Un attacco vile e devastante ha colpito nella notte di lunedì un convoglio umanitario delle Nazioni Unite diretto a El Fasher, in Sudan, uccidendo cinque operatori umanitari sudanesi e ferendone molti altri. I quindici camion, carichi di forniture alimentari e nutrizionali salvavita, erano partiti da Port Sudan ed erano a soli 80 chilometri dalla loro destinazione finale quando sono stati assaliti nei pressi di Al Koma, nel Nord Darfur.
I camion avevano attraversato oltre 1.800 chilometri di territorio ostile, attraversando aree bombardate e deserti di violenza incontrollata, per portare aiuti ai civili intrappolati dalla carestia. Erano fermi sul ciglio della strada, in attesa dell’ultimo via libera per entrare a El Fasher, città assediata e martoriata, quando è arrivata la morte dal cielo: un attacco aereo, probabilmente con droni, ha colpito la colonna, distruggendo diversi veicoli e incenerendo le scorte. Secondo il portavoce del Segretario Generale Stéphane Dujarric, “tutti i soggetti sul terreno erano stati informati in anticipo” del percorso del convoglio. Questo avrebbe dovuto essere il primo convoglio ONU a raggiungere El Fasher da oltre un anno.
Il World Food Programme (WFP) e l’UNICEF hanno condannato con forza l’attacco: «I convogli umanitari devono essere protetti. Le parti hanno l’obbligo legale di consentire il passaggio rapido e sicuro degli aiuti ai civili in pericolo». Il portavoce delle Nazioni Unite ha parlato di «orrendo atto di violenza» contro donne e uomini «che hanno messo a rischio la propria vita per raggiungere bambini e famiglie affamati».
Il massacro di Al Koma non è un episodio isolato. Nelle ultime settimane, sono aumentati gli attacchi contro strutture umanitarie in Sudan. I locali del WFP a El Fasher sono stati bombardati, un ospedale ad Al Obeid colpito da droni, e infrastrutture civili – come la rete elettrica a Khartoum – sono costantemente sotto attacco, aggravando l’epidemia di colera che si sta diffondendo nella capitale.

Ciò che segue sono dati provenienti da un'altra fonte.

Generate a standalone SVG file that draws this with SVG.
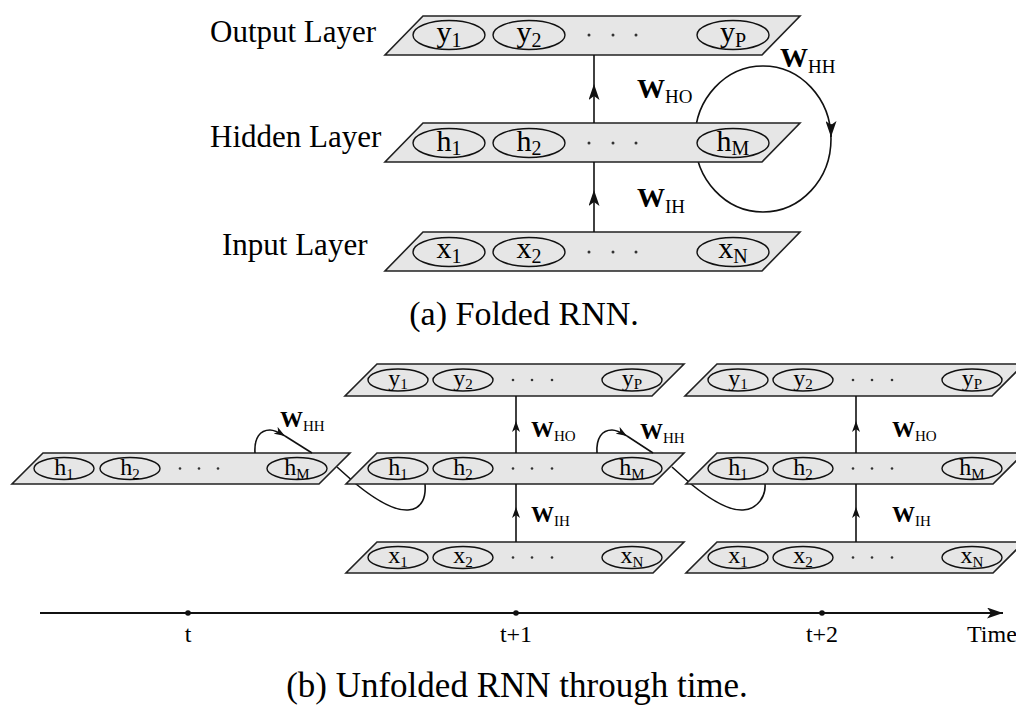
<svg xmlns="http://www.w3.org/2000/svg" width="1016" height="707" viewBox="0 0 1016 707">
<style>
.layer{fill:#e6e6e6;stroke:#222;stroke-width:1.6;stroke-linejoin:miter}
.node{fill:none;stroke:#111;stroke-width:1.4}
.dot{fill:#333}
.conn{fill:none;stroke:#111;stroke-width:1.6}
.t{font-family:"Liberation Serif","Times New Roman",serif;fill:#000}
.bigL{font-size:31px}
.cap{font-size:34px}
.n1{font-size:30px}
.s1{font-size:20px}
.n2{font-size:24px}
.s2{font-size:15px}
.w1{font-size:28px;font-weight:bold}
.ws1{font-size:19px;font-weight:normal}
.w2{font-size:23px;font-weight:bold}
.ws2{font-size:15px;font-weight:normal}
.tick{font-size:24px}
</style>
<defs>
<marker id="ahL" viewBox="0 0 16 11" refX="16" refY="5.5" markerWidth="16" markerHeight="11" orient="auto" markerUnits="userSpaceOnUse"><path d="M0,0 L16,5.5 L0,11 L4,5.5 Z" fill="#111"/></marker>
<marker id="ahS" viewBox="0 0 11 8" refX="11" refY="4" markerWidth="11" markerHeight="8" orient="auto" markerUnits="userSpaceOnUse"><path d="M0,0 L11,4 L0,8 L3,4 Z" fill="#111"/></marker>
</defs>

<!-- connectors drawn behind layers -->
<g id="connectors-back">
<ellipse class="conn" cx="763" cy="139" rx="68" ry="73"/>
<path class="conn" d="M337,467 L356,484 C372,497 392,511 408,510 C423,509 426,496 425,484"/>
<path class="conn" d="M672,467 L691,484 C707,497 727,511 743,510 C758,509 766,496 765,484"/>
</g>

<!-- (a) folded RNN -->
<text class="t bigL" x="210" y="42">Output Layer</text>
<text class="t bigL" x="210" y="147">Hidden Layer</text>
<text class="t bigL" x="222" y="255">Input Layer</text>

<g id="a-output">
<polygon class="layer" points="423,16 800,16 762,55 385,55"/>
<g id="a-y1"><ellipse class="node" cx="449" cy="35" rx="36" ry="14.5"/><text class="t n1" x="449" y="42" text-anchor="middle">y<tspan class="s1" dy="5">1</tspan></text></g>
<g id="a-y2"><ellipse class="node" cx="529" cy="35" rx="36" ry="14.5"/><text class="t n1" x="529" y="42" text-anchor="middle">y<tspan class="s1" dy="5">2</tspan></text></g>
<circle class="dot" cx="589" cy="35" r="1.5"/><circle class="dot" cx="613" cy="35" r="1.5"/><circle class="dot" cx="636" cy="35" r="1.5"/>
<g id="a-yP"><ellipse class="node" cx="733" cy="35" rx="36" ry="14.5"/><text class="t n1" x="733" y="42" text-anchor="middle">y<tspan class="s1" dy="5">P</tspan></text></g>
</g>

<g id="a-hidden">
<polygon class="layer" points="423,123 800,123 762,162 385,162"/>
<g id="a-h1"><ellipse class="node" cx="449" cy="143" rx="36" ry="14.5"/><text class="t n1" x="449" y="151" text-anchor="middle">h<tspan class="s1" dy="4">1</tspan></text></g>
<g id="a-h2"><ellipse class="node" cx="529" cy="143" rx="36" ry="14.5"/><text class="t n1" x="529" y="151" text-anchor="middle">h<tspan class="s1" dy="4">2</tspan></text></g>
<circle class="dot" cx="589" cy="143" r="1.5"/><circle class="dot" cx="613" cy="143" r="1.5"/><circle class="dot" cx="636" cy="143" r="1.5"/>
<g id="a-hM"><ellipse class="node" cx="733" cy="143" rx="36" ry="14.5"/><text class="t n1" x="733" y="151" text-anchor="middle">h<tspan class="s1" dy="4">M</tspan></text></g>
</g>

<g id="a-input">
<polygon class="layer" points="423,232 800,232 762,271 385,271"/>
<g id="a-x1"><ellipse class="node" cx="449" cy="252" rx="36" ry="14.5"/><text class="t n1" x="449" y="258" text-anchor="middle">x<tspan class="s1" dy="5">1</tspan></text></g>
<g id="a-x2"><ellipse class="node" cx="529" cy="252" rx="36" ry="14.5"/><text class="t n1" x="529" y="258" text-anchor="middle">x<tspan class="s1" dy="5">2</tspan></text></g>
<circle class="dot" cx="589" cy="252" r="1.5"/><circle class="dot" cx="613" cy="252" r="1.5"/><circle class="dot" cx="636" cy="252" r="1.5"/>
<g id="a-xN"><ellipse class="node" cx="733" cy="252" rx="36" ry="14.5"/><text class="t n1" x="733" y="258" text-anchor="middle">x<tspan class="s1" dy="5">N</tspan></text></g>
</g>

<!-- (b) unfolded RNN -->
<g id="b-t-hidden">
<polygon class="layer" points="43,453 350,453 319,484 12,484"/>
<g id="b0-h1"><ellipse class="node" cx="64" cy="468.5" rx="30" ry="11"/><text class="t n2" x="64" y="475" text-anchor="middle">h<tspan class="s2" dy="4">1</tspan></text></g>
<g id="b0-h2"><ellipse class="node" cx="130" cy="468.5" rx="30" ry="11"/><text class="t n2" x="130" y="475" text-anchor="middle">h<tspan class="s2" dy="4">2</tspan></text></g>
<circle class="dot" cx="180" cy="468.5" r="1.3"/><circle class="dot" cx="199" cy="468.5" r="1.3"/><circle class="dot" cx="218" cy="468.5" r="1.3"/>
<g id="b0-hM"><ellipse class="node" cx="297" cy="468.5" rx="30" ry="11"/><text class="t n2" x="297" y="475" text-anchor="middle">h<tspan class="s2" dy="4">M</tspan></text></g>
</g>

<g id="b-t1-output">
<polygon class="layer" points="377,364 684,364 652,396 345,396"/>
<g id="b1-y1"><ellipse class="node" cx="398" cy="380" rx="30" ry="11"/><text class="t n2" x="398" y="386" text-anchor="middle">y<tspan class="s2" dy="3">1</tspan></text></g>
<g id="b1-y2"><ellipse class="node" cx="463" cy="380" rx="30" ry="11"/><text class="t n2" x="463" y="386" text-anchor="middle">y<tspan class="s2" dy="3">2</tspan></text></g>
<circle class="dot" cx="513" cy="380" r="1.3"/><circle class="dot" cx="532" cy="380" r="1.3"/><circle class="dot" cx="552" cy="380" r="1.3"/>
<g id="b1-yP"><ellipse class="node" cx="632" cy="380" rx="30" ry="11"/><text class="t n2" x="632" y="386" text-anchor="middle">y<tspan class="s2" dy="3">P</tspan></text></g>
</g>
<g id="b-t1-hidden">
<polygon class="layer" points="377,453 684,453 653,484 346,484"/>
<g id="b1-h1"><ellipse class="node" cx="398" cy="468.5" rx="30" ry="11"/><text class="t n2" x="398" y="475" text-anchor="middle">h<tspan class="s2" dy="4">1</tspan></text></g>
<g id="b1-h2"><ellipse class="node" cx="463" cy="468.5" rx="30" ry="11"/><text class="t n2" x="463" y="475" text-anchor="middle">h<tspan class="s2" dy="4">2</tspan></text></g>
<circle class="dot" cx="513" cy="468.5" r="1.3"/><circle class="dot" cx="532" cy="468.5" r="1.3"/><circle class="dot" cx="552" cy="468.5" r="1.3"/>
<g id="b1-hM"><ellipse class="node" cx="632" cy="468.5" rx="30" ry="11"/><text class="t n2" x="632" y="475" text-anchor="middle">h<tspan class="s2" dy="4">M</tspan></text></g>
</g>
<g id="b-t1-input">
<polygon class="layer" points="377,542 684,542 653,573 346,573"/>
<g id="b1-x1"><ellipse class="node" cx="398" cy="557.5" rx="30" ry="11"/><text class="t n2" x="398" y="563" text-anchor="middle">x<tspan class="s2" dy="4">1</tspan></text></g>
<g id="b1-x2"><ellipse class="node" cx="463" cy="557.5" rx="30" ry="11"/><text class="t n2" x="463" y="563" text-anchor="middle">x<tspan class="s2" dy="4">2</tspan></text></g>
<circle class="dot" cx="513" cy="557.5" r="1.3"/><circle class="dot" cx="532" cy="557.5" r="1.3"/><circle class="dot" cx="552" cy="557.5" r="1.3"/>
<g id="b1-xN"><ellipse class="node" cx="632" cy="557.5" rx="30" ry="11"/><text class="t n2" x="632" y="563" text-anchor="middle">x<tspan class="s2" dy="4">N</tspan></text></g>
</g>

<g id="b-t2-output">
<polygon class="layer" points="717,364 1024,364 992,396 685,396"/>
<g id="b2-y1"><ellipse class="node" cx="738" cy="380" rx="30" ry="11"/><text class="t n2" x="738" y="386" text-anchor="middle">y<tspan class="s2" dy="3">1</tspan></text></g>
<g id="b2-y2"><ellipse class="node" cx="803" cy="380" rx="30" ry="11"/><text class="t n2" x="803" y="386" text-anchor="middle">y<tspan class="s2" dy="3">2</tspan></text></g>
<circle class="dot" cx="853" cy="380" r="1.3"/><circle class="dot" cx="872" cy="380" r="1.3"/><circle class="dot" cx="892" cy="380" r="1.3"/>
<g id="b2-yP"><ellipse class="node" cx="972" cy="380" rx="30" ry="11"/><text class="t n2" x="972" y="386" text-anchor="middle">y<tspan class="s2" dy="3">P</tspan></text></g>
</g>
<g id="b-t2-hidden">
<polygon class="layer" points="717,453 1024,453 993,484 686,484"/>
<g id="b2-h1"><ellipse class="node" cx="738" cy="468.5" rx="30" ry="11"/><text class="t n2" x="738" y="475" text-anchor="middle">h<tspan class="s2" dy="4">1</tspan></text></g>
<g id="b2-h2"><ellipse class="node" cx="803" cy="468.5" rx="30" ry="11"/><text class="t n2" x="803" y="475" text-anchor="middle">h<tspan class="s2" dy="4">2</tspan></text></g>
<circle class="dot" cx="853" cy="468.5" r="1.3"/><circle class="dot" cx="872" cy="468.5" r="1.3"/><circle class="dot" cx="892" cy="468.5" r="1.3"/>
<g id="b2-hM"><ellipse class="node" cx="972" cy="468.5" rx="30" ry="11"/><text class="t n2" x="972" y="475" text-anchor="middle">h<tspan class="s2" dy="4">M</tspan></text></g>
</g>
<g id="b-t2-input">
<polygon class="layer" points="717,542 1024,542 993,573 686,573"/>
<g id="b2-x1"><ellipse class="node" cx="738" cy="557.5" rx="30" ry="11"/><text class="t n2" x="738" y="563" text-anchor="middle">x<tspan class="s2" dy="4">1</tspan></text></g>
<g id="b2-x2"><ellipse class="node" cx="803" cy="557.5" rx="30" ry="11"/><text class="t n2" x="803" y="563" text-anchor="middle">x<tspan class="s2" dy="4">2</tspan></text></g>
<circle class="dot" cx="853" cy="557.5" r="1.3"/><circle class="dot" cx="872" cy="557.5" r="1.3"/><circle class="dot" cx="892" cy="557.5" r="1.3"/>
<g id="b2-xN"><ellipse class="node" cx="972" cy="557.5" rx="30" ry="11"/><text class="t n2" x="972" y="563" text-anchor="middle">x<tspan class="s2" dy="4">N</tspan></text></g>
</g>

<!-- connectors drawn in front -->
<g id="connectors">
<path class="conn" d="M594,123 L594,84" marker-end="url(#ahL)"/>
<path class="conn" d="M594,84 L594,55"/>
<path class="conn" d="M594,232 L594,190" marker-end="url(#ahL)"/>
<path class="conn" d="M594,190 L594,162"/>
<path class="conn" d="M831,124 L831,137" marker-end="url(#ahL)"/>

<path class="conn" d="M516,453 L516,421" marker-end="url(#ahS)"/>
<path class="conn" d="M516,421 L516,396"/>
<path class="conn" d="M516,542 L516,507" marker-end="url(#ahS)"/>
<path class="conn" d="M516,507 L516,484"/>
<path class="conn" d="M856,453 L856,421" marker-end="url(#ahS)"/>
<path class="conn" d="M856,421 L856,396"/>
<path class="conn" d="M856,542 L856,507" marker-end="url(#ahS)"/>
<path class="conn" d="M856,507 L856,484"/>

<path class="conn" d="M255,453 C254,438 260,430 270,430 C275,430 280,433 285,436" marker-end="url(#ahS)"/>
<path class="conn" d="M285,436 L312,453"/>
<path class="conn" d="M597,453 C596,438 602,430 612,430 C617,430 622,433 627,436" marker-end="url(#ahS)"/>
<path class="conn" d="M627,436 L653,453"/>

<path class="conn" d="M40,613 L1003,613" style="stroke-width:1.9" marker-end="url(#ahL)"/>
<circle cx="188" cy="613" r="2.8" fill="#111"/>
<circle cx="516" cy="613" r="2.8" fill="#111"/>
<circle cx="822" cy="613" r="2.8" fill="#111"/>
</g>

<!-- weight labels -->
<text class="t w1" x="637" y="98">W<tspan class="ws1" dy="5">HO</tspan></text>
<text class="t w1" x="780" y="67">W<tspan class="ws1" dy="6">HH</tspan></text>
<text class="t w1" x="637" y="207">W<tspan class="ws1" dy="6">IH</tspan></text>

<text class="t w2" x="280" y="427">W<tspan class="ws2" dy="4">HH</tspan></text>
<text class="t w2" x="531" y="437">W<tspan class="ws2" dy="4">HO</tspan></text>
<text class="t w2" x="640" y="439">W<tspan class="ws2" dy="4">HH</tspan></text>
<text class="t w2" x="531" y="522">W<tspan class="ws2" dy="4">IH</tspan></text>
<text class="t w2" x="892" y="437">W<tspan class="ws2" dy="4">HO</tspan></text>
<text class="t w2" x="892" y="522">W<tspan class="ws2" dy="4">IH</tspan></text>

<!-- time labels -->
<text class="t tick" x="188" y="642" text-anchor="middle">t</text>
<text class="t tick" x="516" y="642" text-anchor="middle">t+1</text>
<text class="t tick" x="822" y="642" text-anchor="middle">t+2</text>
<text class="t tick" x="967" y="642">Time</text>

<!-- captions -->
<text class="t cap" x="524" y="325" text-anchor="middle">(a) Folded RNN.</text>
<text class="t cap" x="517" y="697" text-anchor="middle" style="font-size:35px">(b) Unfolded RNN through time.</text>
</svg>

Il Sudan è immerso da due anni in una guerra brutale tra l’esercito regolare e le Rapid Support Forces (RSF), con oltre nove milioni di sfollati e una carestia conclamata in diverse aree del Paese, tra cui Zamzam, El Fasher e i Monti Nuba. L’attacco a questo convoglio è un ulteriore colpo alle già deboli speranze di soccorso umanitario in una regione dove la fame è diventata arma di guerra.
Le Nazioni Unite chiedono un’indagine immediata e indipendente sull’attacco. Ma il vero scandalo è l’impunità con cui da mesi vengono colpiti operatori umanitari, ospedali, convogli. «Tutto questo deve finire», hanno dichiarato WFP e UNICEF. Ma nel silenzio della comunità internazionale, la guerra contro gli innocenti continua.